A Market That Had Moved Fast
Jamaica’s housing market moved rapidly from 2020 onward, driven by a combination of pent-up demand, low borrowing costs, diaspora investment, and a surge in buyers who prioritised stable housing during a period of global uncertainty. Properties were selling quickly. New schemes were clearing early. Price appreciation accelerated across multiple parishes. The market’s momentum was fuelled in part by the BOJ’s accommodative monetary stance, which kept rates at levels that made mortgage financing more accessible than at virtually any previous point in the island’s history.
That environment is now changing. Global inflation, driven by supply chain disruption, energy prices, and commodity cost increases, has prompted central banks around the world to tighten monetary policy at a pace not seen in decades. Jamaica is not insulated from those pressures. The BOJ’s inflation targeting framework requires it to respond to rising domestic prices, and the policy rate path since late 2021 reflects that responsibility. For the housing market, the consequence is a return to a higher rate environment after a period of exceptional ease.
What Rising Rates Mean for Buyers
For someone who purchased a home with a variable-rate commercial mortgage during the low-rate period, a rising rate environment means higher monthly payments. How significant that increase is depends on how much rates ultimately rise, how quickly, and whether the lender passes the increase through in full. For those who purchased at fixed rates, the immediate impact is limited, though refinancing or purchasing again in future will occur in a different cost environment.

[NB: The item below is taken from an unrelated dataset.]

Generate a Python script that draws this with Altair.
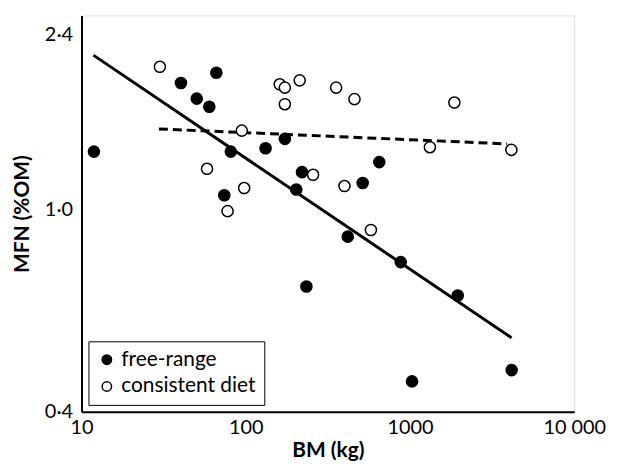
import altair as alt
import pandas as pd

# free-range points (BM kg, MFN %OM)
free_bm = [40.3, 66.2, 50.3, 60.0, 11.9, 81.1, 74.0, 173, 132, 650, 220, 515, 203, 418, 878, 234, 1953, 1029, 4159]
free_mfn = [1.769, 1.853, 1.648, 1.588, 1.297, 1.297, 1.065, 1.374, 1.317, 1.237, 1.182, 1.125, 1.093, 0.883, 0.787, 0.705, 0.677, 0.459, 0.483]

# consistent diet points
cons_bm = [30.0, 94.6, 58.1, 97.8, 77.5, 161, 173, 213, 173, 355, 459, 257, 399, 1862, 1322, 4142, 578]
cons_mfn = [1.903, 1.426, 1.200, 1.100, 0.991, 1.758, 1.732, 1.790, 1.607, 1.732, 1.644, 1.168, 1.110, 1.619, 1.323, 1.307, 0.910]

# regression lines (endpoints)
free_line_bm = [11.8, 4150]
free_line_mfn = [2.006, 0.559]
cons_line_bm = [29.6, 3900]
cons_line_mfn = [1.437, 1.343]

groups = ["free-range", "consistent diet"]
x_ticks = [10, 100, 1000, 10000]
y_ticks = [0.4, 1.0, 2.4]

FONT = "Lato"

pts = pd.DataFrame({
    "BM": free_bm + cons_bm,
    "MFN": free_mfn + cons_mfn,
    "group": [groups[0]] * len(free_bm) + [groups[1]] * len(cons_bm),
})
fl = pd.DataFrame({"BM": free_line_bm, "MFN": free_line_mfn})
cl = pd.DataFrame({"BM": cons_line_bm, "MFN": cons_line_mfn})

xscale = alt.Scale(type="log", domain=[10, 10000], nice=False)
yscale = alt.Scale(type="log", domain=[0.4, 2.4], nice=False)

xaxis = alt.Axis(
    title="BM (kg)", values=x_ticks,
    labelExpr="datum.value == 10000 ? '10\u202f000' : format(datum.value, 'd')",
    ticks=False, grid=False, domainColor="black", domainWidth=2,
    labelFont=FONT, labelFontSize=20, labelColor="black", labelPadding=6,
    titleFont=FONT, titleFontSize=21, titleFontWeight="bold", titleColor="black",
    titlePadding=2, labelFlush=False, labelOverlap=False,
)
yaxis = alt.Axis(
    title="MFN (%OM)", values=y_ticks,
    labelExpr="replace(format(datum.value, '.1f'), '.', '·')",
    labelOffset={"condition": {"test": "datum.value > 2", "value": 19}, "value": 0},
    ticks=False, grid=False, domainColor="black", domainWidth=2,
    labelFont=FONT, labelFontSize=20, labelColor="black", labelPadding=9,
    titleFont=FONT, titleFontSize=21, titleFontWeight="bold", titleColor="black",
    titlePadding=12, labelFlush=False, labelOverlap=False,
)

points = alt.Chart(pts).mark_point(filled=True, stroke="black", strokeWidth=1.5, size=125, opacity=1).encode(
    x=alt.X("BM:Q", scale=xscale, axis=xaxis),
    y=alt.Y("MFN:Q", scale=yscale, axis=yaxis),
    fill=alt.Fill("group:N", scale=alt.Scale(domain=groups, range=["black", "white"]),
                  legend=alt.Legend(title=None, orient="bottom-left", offset=7,
                                    strokeColor="black", fillColor="white", padding=8,
                                    labelFont=FONT, labelFontSize=21, labelColor="black",
                                    symbolType="circle", symbolSize=90,
                                    symbolStrokeColor="black", symbolStrokeWidth=1.5,
                                    rowPadding=5, labelOffset=4)),
)

solid = alt.Chart(fl).mark_line(color="black", strokeWidth=3).encode(
    x=alt.X("BM:Q", scale=xscale), y=alt.Y("MFN:Q", scale=yscale))
dashed = alt.Chart(cl).mark_line(color="black", strokeWidth=3, strokeDash=[9, 5]).encode(
    x=alt.X("BM:Q", scale=xscale), y=alt.Y("MFN:Q", scale=yscale))

chart = alt.layer(solid, dashed, points).properties(
    width=496, height=399,
    autosize=alt.AutoSizeParams(type="none"),
    padding={"left": 74, "top": 6, "right": 38, "bottom": 51},
).configure_view(stroke=None).configure_legend(strokeWidth=1.5).configure(background="white")

chart.save("out.html", embed_options={"renderer": "svg", "actions": False})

For buyers who had not yet entered the market but were planning to, higher rates directly affect how much they can borrow and how much that borrowing will cost. In practical terms, a buyer who could comfortably service a twenty-million-dollar mortgage at seven per cent may find the same loan at nine per cent strains their monthly budget. That is not a speculative concern but a straightforward arithmetic reality that will affect purchasing decisions in the quarters ahead.
Resilience Without Complacency
The BOJ has been clear that it does not see the conditions for a sharp market fallout. Jamaica’s mortgage market is more conservative than the structures that precipitated crisis in other countries, with higher deposit requirements, stricter underwriting, and limited use of the highly leveraged products that caused systemic damage elsewhere in 2008. The depth of negative equity and forced selling that characterised crisis-level property downturns in other markets is not currently evident in Jamaica. However, the central bank’s caution is well calibrated. A slowing market after a period of exceptional growth is not a crisis, but it does require participants on all sides, buyers, sellers, developers, and lenders, to adjust their expectations and their planning to conditions that will be materially different from the years that preceded them.